The world is in the midst of a global migration crisis. By the close of 2015, the number of forcibly displaced persons around the globe had reached 65.3 million, surpassing levels seen in the aftermath of the Second World War. Of these, 21.3 million were refugees—persons whose displacement forces them to flee their home countries due to a well-founded fear of persecution.

Much of the attention surrounding the migration crisis in the past two years has centered on Europe, to which more than one million migrants and refugees made their way in 2015. Most came from Syria, fleeing the violence that has beset the country since 2011.

Historically, however, it is the United States that has resettled more refugees than any other country in the world.4, 5 Since 1975, more than three million refugees have begun new lives in the United States. For police agencies across the country, this means that every year refugees are joining the communities they serve. Refugees often face unique challenges when building new lives in the United States, and police departments play a critical role in ensuring their successful integration into the community.

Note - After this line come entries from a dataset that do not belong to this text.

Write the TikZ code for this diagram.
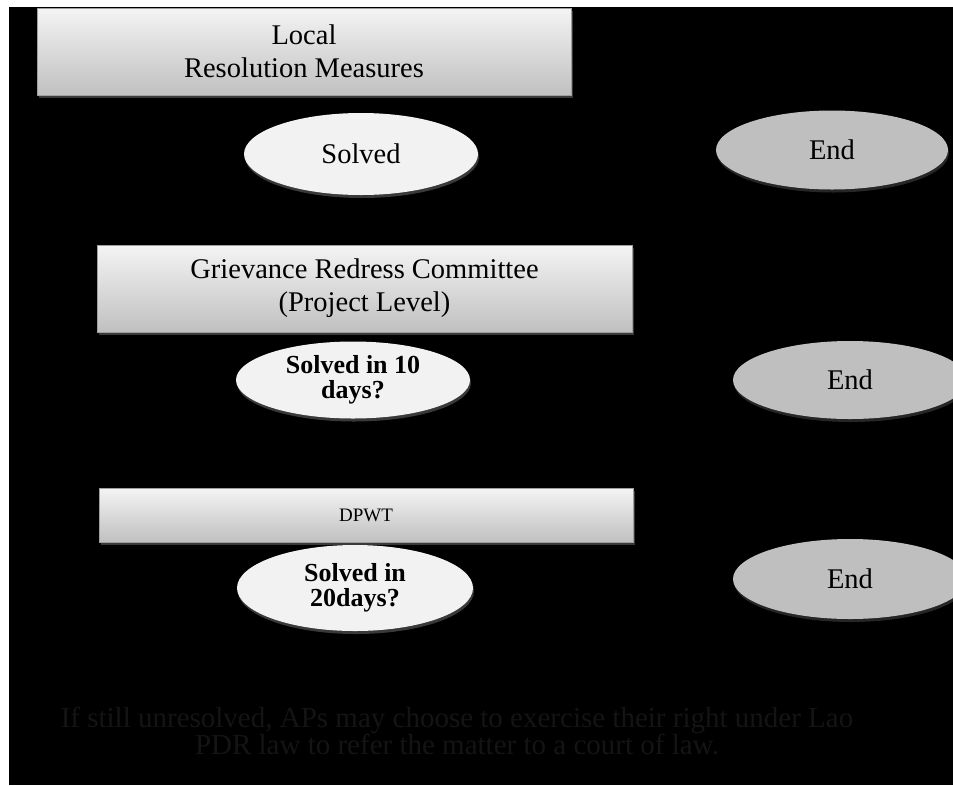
\documentclass[tikz,border=0pt]{standalone}
\usepackage{fontspec}
\setmainfont{Liberation Serif}
\usepackage{tikz}
\usetikzlibrary{shapes.geometric, shadows}
\definecolor{boxtop}{RGB}{244, 244, 244}
\definecolor{boxbottom}{RGB}{192, 192, 192}
\definecolor{askfill}{RGB}{242, 242, 242}
\definecolor{endfill}{RGB}{191, 191, 191}
\definecolor{notegray}{RGB}{20, 20, 20}

\begin{document}
\begin{tikzpicture}[x=1pt, y=-1pt,
    procbox/.style={rectangle, top color=boxtop, bottom color=boxbottom, draw=gray!75, line width=0.6pt,
        inner sep=0pt, align=center, font=\fontsize{28.5}{33}\selectfont,
        drop shadow={shadow xshift=1.5pt, shadow yshift=-2.5pt, fill=gray!45!black, opacity=1}},
    askoval/.style={ellipse, fill=askfill, inner sep=0pt, align=center,
        drop shadow={shadow xshift=1pt, shadow yshift=-3pt, fill=gray!45!black, opacity=1}},
    endoval/.style={ellipse, fill=endfill, inner sep=0pt, align=center, font=\fontsize{28.5}{33}\selectfont,
        drop shadow={shadow xshift=1pt, shadow yshift=-3pt, fill=gray!30!black, opacity=1}}]
        % page and background
        \useasboundingbox (0,0) rectangle (953,785);
        \fill[white] (0,0) rectangle (953,785);
        \fill[black] (9,7) rectangle (953,785);

        % local level
        \node[procbox, minimum width=534pt, minimum height=87pt] (local) at (304,51.5) {Local\\Resolution Measures};
        \node[askoval, minimum width=234pt, minimum height=82pt, font=\fontsize{28.5}{33}\selectfont] (solved) at (361,154) {Solved};
        \node[endoval, minimum width=232pt, minimum height=79pt] (end1) at (832,150) {End};

        % project level
        \node[procbox, minimum width=535pt, minimum height=87pt] (grc) at (364.5,288.5) {Grievance Redress Committee\\(Project Level)};
        \node[askoval, minimum width=234pt, minimum height=77pt, font=\fontsize{26}{25}\selectfont\bfseries] (solvedten) at (353,380) {Solved in 10\\days?};
        \node[endoval, minimum width=234pt, minimum height=78pt] (end2) at (850,380) {End};

        % provincial level
        \node[procbox, minimum width=534pt, minimum height=54pt, font=\fontsize{19}{22}\selectfont] (dpwt) at (366,515) {DPWT};
        \node[askoval, minimum width=236pt, minimum height=86pt, font=\fontsize{26}{25}\selectfont\bfseries] (solvedtwenty) at (355,588) {Solved in\\20days?};
        \node[endoval, minimum width=234pt, minimum height=80pt] (end3) at (850,579) {End};

        % court note
        \node[notegray, align=center, font=\fontsize{29}{27}\selectfont] (court) at (457,731)
            {If still unresolved, APs may choose to exercise their right under Lao\\PDR law to refer the matter to a court of law.};
    \end{tikzpicture}
\end{document}
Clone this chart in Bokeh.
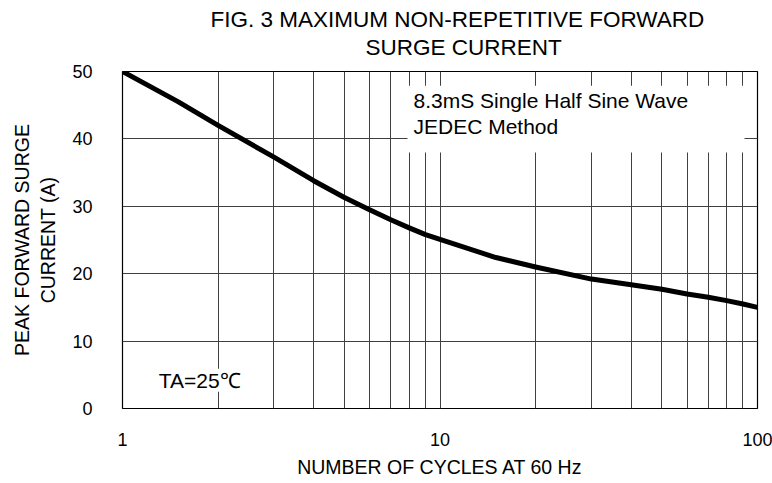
from bokeh.plotting import figure
from bokeh.models import Range1d, FixedTicker, Label, BoxAnnotation, LogAxis
from bokeh.embed import file_html
from bokeh.resources import INLINE

# data
cycles = [1, 1.5, 2, 3, 4, 5, 6, 7, 8, 9, 10, 15, 20, 30, 40, 50, 60, 70, 80, 90, 100]
current = [50, 45.5, 42.0, 37.3, 33.8, 31.3, 29.5, 28.0, 26.8, 25.8, 25.1, 22.4, 21.0,
           19.2, 18.35, 17.7, 17.0, 16.5, 16.0, 15.5, 15.0]

x_major = [1, 10, 100]
x_tick_labels = ["1", "10", "100"]
x_minor = [2, 3, 4, 5, 6, 7, 8, 9, 20, 30, 40, 50, 60, 70, 80, 90]
y_ticks = [0, 10, 20, 30, 40, 50]

title_line1 = "FIG. 3 MAXIMUM  NON-REPETITIVE FORWARD"
title_line2 = "SURGE CURRENT"
title_line2_at = 11.86   # x position (cycles) the second title line is centred on
x_label = "NUMBER OF CYCLES AT 60 Hz"
y_label = "PEAK FORWARD SURGE\nCURRENT (A)"
note_text = "8.3mS Single Half Sine Wave\nJEDEC Method"
temp_text = "TA=25\u2103"

FONT = "Liberation Sans"

p = figure(width=772, height=483, x_axis_type="log",
           x_range=Range1d(1, 100), y_range=Range1d(0, 50),
           output_backend="svg", toolbar_location=None,
           min_border_left=122, min_border_right=15,
           min_border_top=71, min_border_bottom=75,
           background_fill_color="white", border_fill_color="white")

bottom_axis = p.below[0]
left_axis = p.left[0]

# first title line: the figure title (outermost)
p.title.text = title_line1
p.title.text_font = FONT
p.title.text_font_size = "22.5px"
p.title.text_font_style = "normal"
p.title.align = "left"
p.title.offset = 88
p.title.standoff = 0
p.title.text_color = "black"

# second title line: an unstyled top axis carrying a single label
top_axis = LogAxis(ticker=FixedTicker(ticks=[title_line2_at]),
                   major_label_overrides={title_line2_at: title_line2})
p.add_layout(top_axis, "above")

p.outline_line_color = "black"
p.outline_line_width = 1.2

bottom_axis.ticker = FixedTicker(ticks=x_major, minor_ticks=x_minor)
bottom_axis.major_label_overrides = {t: s for t, s in zip(x_major, x_tick_labels)}
left_axis.ticker = FixedTicker(ticks=y_ticks)

for ax in (bottom_axis, top_axis, left_axis):
    ax.axis_line_color = None
    ax.major_tick_line_color = None
    ax.minor_tick_line_color = None
    ax.major_tick_in = 0
    ax.major_tick_out = 0
    ax.minor_tick_in = 0
    ax.minor_tick_out = 0
    ax.major_label_text_font = FONT
    ax.major_label_text_font_size = "18px"
    ax.major_label_text_color = "black"
    ax.axis_label_text_font = FONT
    ax.axis_label_text_font_style = "normal"
    ax.axis_label_text_font_size = "19.5px"
    ax.axis_label_text_color = "black"

top_axis.major_label_text_font_size = "22.5px"
top_axis.major_label_standoff = 12

bottom_axis.axis_label = x_label
bottom_axis.major_label_standoff = 24
bottom_axis.axis_label_standoff = 7
left_axis.axis_label = y_label
left_axis.major_label_standoff = 30
left_axis.axis_label_standoff = 10

p.xgrid.grid_line_color = "#404040"
p.xgrid.grid_line_width = 1
p.xgrid.minor_grid_line_color = "#404040"
p.xgrid.minor_grid_line_width = 1
p.ygrid.grid_line_color = "#404040"
p.ygrid.grid_line_width = 1

p.line(cycles, current, line_color="black", line_width=5, line_join="round", line_cap="round")

# white box behind the method note
p.add_layout(BoxAnnotation(left=7.9, right=91, bottom=38.0, top=47.9,
                           fill_color="white", fill_alpha=1, line_color=None))
p.add_layout(Label(x=8.25, y=47.35, text=note_text, text_baseline="top",
                   text_font=FONT, text_font_size="21px", text_color="black",
                   text_line_height=1.12))
p.add_layout(Label(x=1.3, y=4.2, text=temp_text, text_baseline="alphabetic",
                   text_font=FONT, text_font_size="21px", text_color="black",
                   background_fill_color="white", background_fill_alpha=1))

open("out.html", "w").write(file_html(p, INLINE))
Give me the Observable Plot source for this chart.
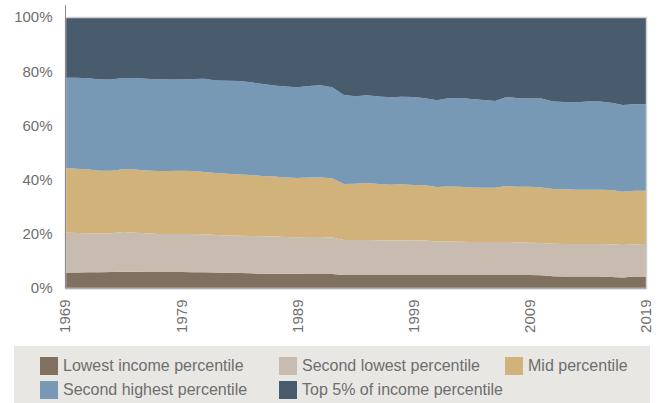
<!DOCTYPE html>
<html>
<head>
<meta charset="utf-8">
<script src="https://cdn.jsdelivr.net/npm/d3@7"></script>
<script src="https://cdn.jsdelivr.net/npm/@observablehq/plot@0.6"></script>
<style>
  html, body { margin: 0; padding: 0; background: #fff; }
  body { width: 659px; height: 403px; overflow: hidden; font-family: "Liberation Sans", Arial, sans-serif; }
  #legend {
    position: absolute; left: 14px; top: 346px; width: 636px; height: 57px;
    background: #e9e7e3; box-sizing: border-box; padding: 11px 0 0 26px;
    display: grid; grid-template-columns: 239px 226px auto; grid-auto-rows: 18px; row-gap: 6px;
  }
  .item { display: flex; align-items: center; font-size: 16px; color: #6e6e6e; white-space: nowrap; }
  .sw { width: 18px; height: 18px; margin-right: 5px; flex: none; }
</style>
</head>
<body>
<div id="chart"></div>
<div id="legend"></div>
<script>
const years = d3.range(1969, 2020);
const seriesNames = ["Lowest income percentile", "Second lowest percentile", "Mid percentile", "Second highest percentile", "Top 5% of income percentile"];
const seriesColors = ["#80705f", "#c8bcb0", "#d2b27b", "#7799b6", "#485c6e"];
const yTicks = [0, 20, 40, 60, 80, 100];
const xTicks = [1969, 1979, 1989, 1999, 2009, 2019];

// shares (%) per year, 1969..2019
const lowest = [5.7,5.7,5.8,5.8,5.9,6.0,6.0,5.9,5.9,5.9,5.9,5.8,5.8,5.7,5.6,5.5,5.4,5.3,5.3,5.3,5.3,5.2,5.2,5.2,4.8,4.8,4.8,4.8,4.8,4.8,4.8,4.8,4.8,4.8,4.8,4.8,4.8,4.8,4.8,4.8,4.8,4.7,4.3,4.2,4.2,4.2,4.2,4.1,3.9,4.2,4.2];
const secondLowest = [14.8,14.6,14.4,14.2,14.3,14.7,14.4,14.3,14.0,14.0,14.0,14.1,14.0,13.9,13.8,13.8,13.8,13.8,13.7,13.5,13.4,13.6,13.6,13.4,12.9,12.9,12.9,12.8,12.7,12.7,12.8,12.7,12.4,12.4,12.3,12.2,12.2,12.2,12.2,12.1,11.9,11.9,12.0,12.0,12.0,12.0,12.0,12.0,12.0,11.9,12.0];
const mid = [23.8,23.7,23.5,23.3,23.1,23.1,23.3,23.2,23.3,23.3,23.4,23.3,23.0,22.8,22.8,22.6,22.5,22.2,22.1,22.0,21.9,22.0,22.0,21.9,20.7,20.8,21.0,20.8,20.6,20.8,20.4,20.4,20.1,20.3,20.3,20.1,20.0,20.0,20.6,20.5,20.7,20.5,20.2,20.2,20.1,20.1,20.1,20.1,19.6,19.8,19.7];
const secondHighest = [33.3,33.6,33.7,33.6,33.6,33.7,33.8,33.8,33.8,33.7,33.6,33.9,34.4,34.2,34.3,34.5,34.2,34.0,33.6,33.6,33.5,33.7,34.0,33.6,32.8,32.3,32.4,32.3,32.3,32.3,32.5,32.1,32.0,32.5,32.7,32.6,32.4,32.0,32.9,32.6,32.5,32.8,32.3,32.2,32.2,32.5,32.5,32.2,32.0,31.9,31.9];
const top5 = [22.4,22.4,22.6,23.1,23.1,22.5,22.5,22.8,23.0,23.1,23.1,22.9,22.8,23.4,23.5,23.6,24.1,24.7,25.3,25.6,25.9,25.5,25.2,25.9,28.8,29.2,28.9,29.3,29.6,29.4,29.5,30.0,30.7,30.0,29.9,30.3,30.6,31.0,29.5,30.0,30.1,30.1,31.2,31.4,31.5,31.2,31.2,31.6,32.5,32.2,32.2];

const seriesValues = [lowest, secondLowest, mid, secondHighest, top5];
const data = [];
years.forEach((yr, i) => {
  seriesNames.forEach((s, k) => data.push({year: yr, series: s, value: seriesValues[k][i]}));
});

const fontFam = '"Liberation Sans", Arial, sans-serif';
const chart = Plot.plot({
  width: 659,
  height: 346,
  marginTop: 17,
  marginBottom: 58,
  marginLeft: 65,
  marginRight: 13,
  style: {fontFamily: fontFam, fontSize: "15px", color: "#6e6e6e", background: "transparent", overflow: "visible"},
  x: {domain: [1969, 2019], ticks: xTicks, tickFormat: d => String(d), tickRotate: -90, tickSize: 0, tickPadding: 11, label: null},
  y: {domain: [0, 100], ticks: yTicks, tickFormat: d => d + "%", tickSize: 0, tickPadding: 13, label: null},
  color: {domain: seriesNames, range: seriesColors},
  marks: [
    Plot.areaY(data, {x: "year", y: "value", fill: "series", z: "series"}),
    Plot.frame({stroke: "#cfcfcf", strokeWidth: 1.5}),
    Plot.ruleY([0], {stroke: "#b0b0b0", strokeWidth: 1.5}),
    Plot.ruleX([1969], {y1: 0, y2: 104.5, stroke: "#8a8a8a", strokeWidth: 1, clip: false})
  ]
});
document.getElementById("chart").appendChild(chart);

const legend = document.getElementById("legend");
seriesNames.forEach((s, k) => {
  const it = document.createElement("div");
  it.className = "item";
  const sw = document.createElement("span");
  sw.className = "sw";
  sw.style.background = seriesColors[k];
  const tx = document.createElement("span");
  tx.textContent = s;
  it.appendChild(sw); it.appendChild(tx);
  legend.appendChild(it);
});
</script>
</body>
</html>
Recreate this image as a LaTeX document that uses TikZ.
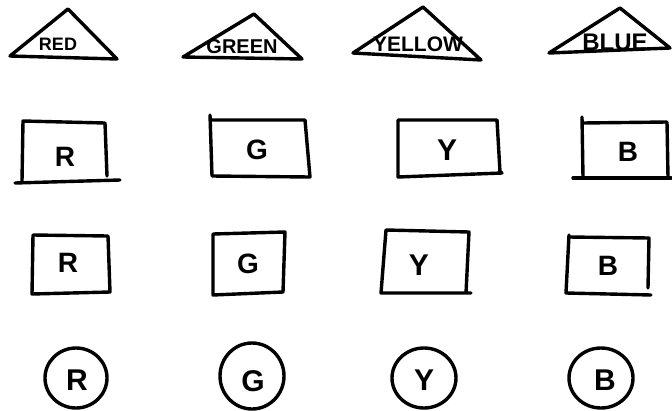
\documentclass[tikz,border=0pt]{standalone}
\usepackage{fontspec}
\setmainfont{Liberation Sans}
\begin{document}
\begin{tikzpicture}[x=1pt,y=-1pt,
  ink/.style={draw=black, line width=3.4pt, line join=round, line cap=round},
  lbl/.style={inner sep=0pt, font=\bfseries\fontsize{28}{28}\selectfont},
  tri/.style={inner sep=0pt}]
\useasboundingbox (0,0) rectangle (672,410);

% ---------- row 1: triangles ----------
\draw[ink] (10,56) -- (68,9) -- (117,59) -- cycle;
\node[tri, font=\bfseries\fontsize{18}{18}\selectfont] (tred) at (58,44) {RED};

\draw[ink] (183,57) -- (254,14) -- (302,59) -- cycle;
\node[tri, font=\bfseries\fontsize{20}{20}\selectfont] (tgreen) at (242,47) {GREEN};

\draw[ink] (353,53) -- (423,7) -- (481,60) -- cycle;
\node[tri, font=\bfseries\fontsize{21}{21}\selectfont] (tyellow) at (418,44) {YELLOW};

\draw[ink] (549,53) -- (620,8) -- (670,48) -- cycle;
\node[tri, font=\bfseries\fontsize{24}{24}\selectfont] (tblue) at (615,42) {BLUE};

% ---------- row 2: boxes ----------
\draw[ink] (22,181) -- (23,121) -- (105,123) -- (107,176);
\draw[ink] (15,183) -- (120,180);
\node[lbl] (r2) at (65,157) {R};

\draw[ink] (210,115) -- (212,176) -- (310,177) -- (305,120) -- (212,120);
\node[lbl] (g2) at (257,150) {G};

\draw[ink] (398,120) -- (497,120) -- (500,172) -- (502,173) -- (398,177) -- cycle;
\node[lbl, font=\bfseries\fontsize{30}{30}\selectfont] (y2) at (447,150) {Y};

\draw[ink] (582,117) -- (583,177);
\draw[ink] (583,123) -- (667,122) -- (668,177);
\draw[ink] (573,178) -- (671,178);
\node[lbl] (b2) at (628,152) {B};

% ---------- row 3: boxes ----------
\draw[ink] (33,235) -- (108,236) -- (110,292) -- (32,294) -- cycle;
\node[lbl] (r3) at (68,263) {R};

\draw[ink] (213,234) -- (285,232) -- (283,292) -- (213,295) -- cycle;
\node[lbl] (g3) at (248,264) {G};

\draw[ink] (386,230) -- (469,232) -- (466,293) -- (471,293) -- (381,293) -- cycle;
\node[lbl, font=\bfseries\fontsize{30}{30}\selectfont] (y3) at (419,265) {Y};

\draw[ink] (569,237) -- (649,238) -- (648,288);
\draw[ink] (569,235) -- (566,293) -- (651,295);
\node[lbl] (b3) at (608,266) {B};

% ---------- row 4: circles ----------
\draw[ink] (76,378) ellipse [x radius=31, y radius=30];
\node[lbl, font=\bfseries\fontsize{30}{30}\selectfont] (r4) at (77,380) {R};

\draw[ink] (252,376) ellipse [x radius=32, y radius=33];
\node[lbl, font=\bfseries\fontsize{30}{30}\selectfont] (g4) at (253,381) {G};

\draw[ink] (424,378) ellipse [x radius=32, y radius=30];
\node[lbl, font=\bfseries\fontsize{30}{30}\selectfont] (y4) at (424,380) {Y};

\draw[ink] (601,378) ellipse [x radius=32, y radius=30];
\node[lbl, font=\bfseries\fontsize{30}{30}\selectfont] (b4) at (605,380) {B};
\end{tikzpicture}
\end{document}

In 2016, and as part of a general support grant from Carnegie Corporation, the Police Executive Research Forum (PERF) examined promising practices and lessons learned for police outreach to refugees in the community. As part of this study, PERF documented the impact that refugee outreach has on police work, public safety, and building trust with the community. PERF conducted site visits with police departments and their community partners, as well as in-depth telephone interviews with police practitioners across the country. With support from Carnegie Corporation, PERF also held a one-day forum in Washington, D.C. on September 13, 2016 for police agencies and their community partners to discuss refugee engagement and methods for success. This report details PERF's findings. Intended to serve as a guide for police professionals, this report presents promising practices and lessons learned for conducting outreach to your refugee community.